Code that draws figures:
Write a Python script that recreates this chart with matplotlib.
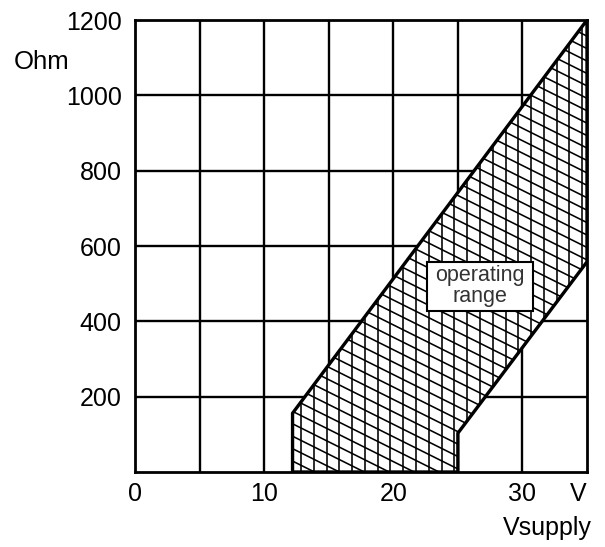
import matplotlib
matplotlib.use("Agg")
import matplotlib.pyplot as plt
from matplotlib.patches import Polygon, Rectangle
import numpy as np

plt.rcParams['font.family'] = ['Liberation Sans', 'DejaVu Sans']

# Границы рабочей области (Vsupply, Ohm)
range_v = [12.2, 12.2, 35.0, 35.0, 25.0, 25.0]
range_ohm = [0, 156, 1200, 558, 103, 0]

x_ticks = [0, 10, 20, 30, 35]
x_tick_labels = ['0', '10', '20', '30', 'V']
y_ticks = [200, 400, 600, 800, 1000, 1200]
y_tick_labels = ['200', '400', '600', '800', '1000', '1200']

fig = plt.figure(figsize=(6.05, 5.47), dpi=100)
ax = fig.add_axes([135 / 605, 1 - 472 / 547, 452 / 605, 452 / 547])
ax.set_xlim(0, 35)
ax.set_ylim(0, 1200)

# Сетка
for gx in np.arange(5, 35, 5):
    ax.axvline(gx, color='black', lw=1.7, zorder=1)
for gy in np.arange(200, 1200, 200):
    ax.axhline(gy, color='black', lw=1.7, zorder=1)

# Рабочая область с белой заливкой
verts = list(zip(range_v, range_ohm))
poly = Polygon(verts, closed=True, facecolor='white', edgecolor='none', zorder=2)
ax.add_patch(poly)

# Штриховка: вертикальные и наклонные линии, обрезанные по области
for hx in np.arange(12.85, 35, 0.99):
    ln, = ax.plot([hx, hx], [0, 1200], color='black', lw=1.15, zorder=3)
    ln.set_clip_path(poly)
slope = -17.1
xs = np.array([0, 35])
for b in np.arange(-400, 2000, 33):
    ln, = ax.plot(xs, b + slope * (xs - 12.2), color='black', lw=1.15, zorder=3)
    ln.set_clip_path(poly)

outline = Polygon(verts, closed=True, facecolor='none', edgecolor='black',
                  lw=2.4, joinstyle='miter', zorder=4)
ax.add_patch(outline)

# Подпись области
ax.add_patch(Rectangle((22.61, 427), 8.22, 131, facecolor='white',
                       edgecolor='black', lw=1.5, zorder=5))
ax.text(26.72, 493, 'operating\nrange', ha='center', va='center',
        fontsize=15.5, color='#333333', linespacing=1.0, zorder=6)

for sp in ax.spines.values():
    sp.set_linewidth(2.0)
    sp.set_zorder(7)

ax.set_xticks(x_ticks)
ax.set_xticklabels(x_tick_labels, fontsize=18)
ax.set_yticks(y_ticks)
ax.set_yticklabels(y_tick_labels, fontsize=18)
ax.tick_params(axis='both', length=0)
ax.tick_params(axis='x', pad=7.5)
ax.tick_params(axis='y', pad=9.5)
ax.get_xticklabels()[-1].set_ha('right')

fig.text(14 / 605, 1 - 69 / 547, 'Ohm', fontsize=18.5, ha='left', va='baseline')
fig.text(592 / 605, 1 - 535 / 547, 'Vsupply', fontsize=18, ha='right', va='baseline')

fig.savefig('out.png', dpi=100, facecolor='white')
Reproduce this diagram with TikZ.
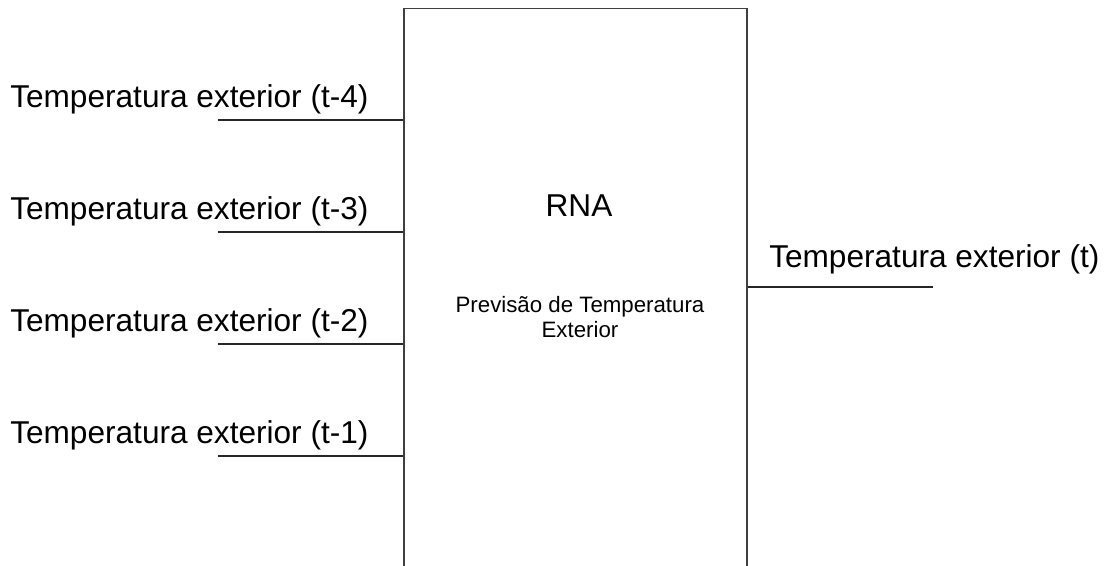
\documentclass[tikz,border=0pt]{standalone}
\usepackage{fontspec}
\setmainfont{Liberation Sans}
\usetikzlibrary{positioning}
\tikzset{
  biglabel/.style={inner sep=0pt,anchor=base west,font=\fontsize{23.7}{28}\selectfont},
  rnabox/.style={draw=black!75,line width=1.1pt,minimum width=257.25pt,minimum height=452.25pt,inner sep=0pt},
  wire/.style={line width=0.8pt,black!85}
}
\begin{document}
\begin{tikzpicture}[x=0.75pt,y=-0.75pt]
  \useasboundingbox (0,0) rectangle (1108,565);
  \clip (0,0) rectangle (1108,565);
  % network block, open at the bottom of the page
  \node[rnabox] (rna) at (575.5,310) {};
  \node[inner sep=0pt,font=\fontsize{23.7}{28}\selectfont] (rnatitle) at (579,206) {RNA};
  \node[inner sep=0pt,align=center,font=\fontsize{16.7}{18.75}\selectfont,anchor=north] (rnadesc) at (580,296) {Previsão de Temperatura\\Exterior};
  % inputs
  \foreach \k/\yy in {4/120,3/232,2/344,1/456}{
    \node[biglabel] (lab\k) at (10,\yy-13) {Temperatura exterior (t-\k)};
    \coordinate (in\k) at (218,\yy);
    \draw[wire] (in\k) -- (in\k -| rna.west);
  }
  % output
  \coordinate (out) at (933,287);
  \draw[wire] (rna.east |- out) -- (out);
  \node[biglabel] (labout) at (769,267) {Temperatura exterior (t)};
\end{tikzpicture}
\end{document}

### WHAT THE TASK REQUIRES:
Every line above should be returned word for word, with the pictures left behind.

### RESULT OF THIS TASK:
Write a Python script that recreates this chart with matplotlib.
import matplotlib
matplotlib.use("Agg")
import matplotlib.pyplot as plt
from matplotlib.patches import Polygon, Rectangle
import numpy as np

plt.rcParams['font.family'] = ['Liberation Sans', 'DejaVu Sans']

# Границы рабочей области (Vsupply, Ohm)
range_v = [12.2, 12.2, 35.0, 35.0, 25.0, 25.0]
range_ohm = [0, 156, 1200, 558, 103, 0]

x_ticks = [0, 10, 20, 30, 35]
x_tick_labels = ['0', '10', '20', '30', 'V']
y_ticks = [200, 400, 600, 800, 1000, 1200]
y_tick_labels = ['200', '400', '600', '800', '1000', '1200']

fig = plt.figure(figsize=(6.05, 5.47), dpi=100)
ax = fig.add_axes([135 / 605, 1 - 472 / 547, 452 / 605, 452 / 547])
ax.set_xlim(0, 35)
ax.set_ylim(0, 1200)

# Сетка
for gx in np.arange(5, 35, 5):
    ax.axvline(gx, color='black', lw=1.7, zorder=1)
for gy in np.arange(200, 1200, 200):
    ax.axhline(gy, color='black', lw=1.7, zorder=1)

# Рабочая область с белой заливкой
verts = list(zip(range_v, range_ohm))
poly = Polygon(verts, closed=True, facecolor='white', edgecolor='none', zorder=2)
ax.add_patch(poly)

# Штриховка: вертикальные и наклонные линии, обрезанные по области
for hx in np.arange(12.85, 35, 0.99):
    ln, = ax.plot([hx, hx], [0, 1200], color='black', lw=1.15, zorder=3)
    ln.set_clip_path(poly)
slope = -17.1
xs = np.array([0, 35])
for b in np.arange(-400, 2000, 33):
    ln, = ax.plot(xs, b + slope * (xs - 12.2), color='black', lw=1.15, zorder=3)
    ln.set_clip_path(poly)

outline = Polygon(verts, closed=True, facecolor='none', edgecolor='black',
                  lw=2.4, joinstyle='miter', zorder=4)
ax.add_patch(outline)

# Подпись области
ax.add_patch(Rectangle((22.61, 427), 8.22, 131, facecolor='white',
                       edgecolor='black', lw=1.5, zorder=5))
ax.text(26.72, 493, 'operating\nrange', ha='center', va='center',
        fontsize=15.5, color='#333333', linespacing=1.0, zorder=6)

for sp in ax.spines.values():
    sp.set_linewidth(2.0)
    sp.set_zorder(7)

ax.set_xticks(x_ticks)
ax.set_xticklabels(x_tick_labels, fontsize=18)
ax.set_yticks(y_ticks)
ax.set_yticklabels(y_tick_labels, fontsize=18)
ax.tick_params(axis='both', length=0)
ax.tick_params(axis='x', pad=7.5)
ax.tick_params(axis='y', pad=9.5)
ax.get_xticklabels()[-1].set_ha('right')

fig.text(14 / 605, 1 - 69 / 547, 'Ohm', fontsize=18.5, ha='left', va='baseline')
fig.text(592 / 605, 1 - 535 / 547, 'Vsupply', fontsize=18, ha='right', va='baseline')

fig.savefig('out.png', dpi=100, facecolor='white')
Reproduce this diagram with TikZ.
\documentclass[tikz,border=0pt]{standalone}
\usepackage{fontspec}
\setmainfont{Liberation Sans}
\usetikzlibrary{positioning}
\tikzset{
  biglabel/.style={inner sep=0pt,anchor=base west,font=\fontsize{23.7}{28}\selectfont},
  rnabox/.style={draw=black!75,line width=1.1pt,minimum width=257.25pt,minimum height=452.25pt,inner sep=0pt},
  wire/.style={line width=0.8pt,black!85}
}
\begin{document}
\begin{tikzpicture}[x=0.75pt,y=-0.75pt]
  \useasboundingbox (0,0) rectangle (1108,565);
  \clip (0,0) rectangle (1108,565);
  % network block, open at the bottom of the page
  \node[rnabox] (rna) at (575.5,310) {};
  \node[inner sep=0pt,font=\fontsize{23.7}{28}\selectfont] (rnatitle) at (579,206) {RNA};
  \node[inner sep=0pt,align=center,font=\fontsize{16.7}{18.75}\selectfont,anchor=north] (rnadesc) at (580,296) {Previsão de Temperatura\\Exterior};
  % inputs
  \foreach \k/\yy in {4/120,3/232,2/344,1/456}{
    \node[biglabel] (lab\k) at (10,\yy-13) {Temperatura exterior (t-\k)};
    \coordinate (in\k) at (218,\yy);
    \draw[wire] (in\k) -- (in\k -| rna.west);
  }
  % output
  \coordinate (out) at (933,287);
  \draw[wire] (rna.east |- out) -- (out);
  \node[biglabel] (labout) at (769,267) {Temperatura exterior (t)};
\end{tikzpicture}
\end{document}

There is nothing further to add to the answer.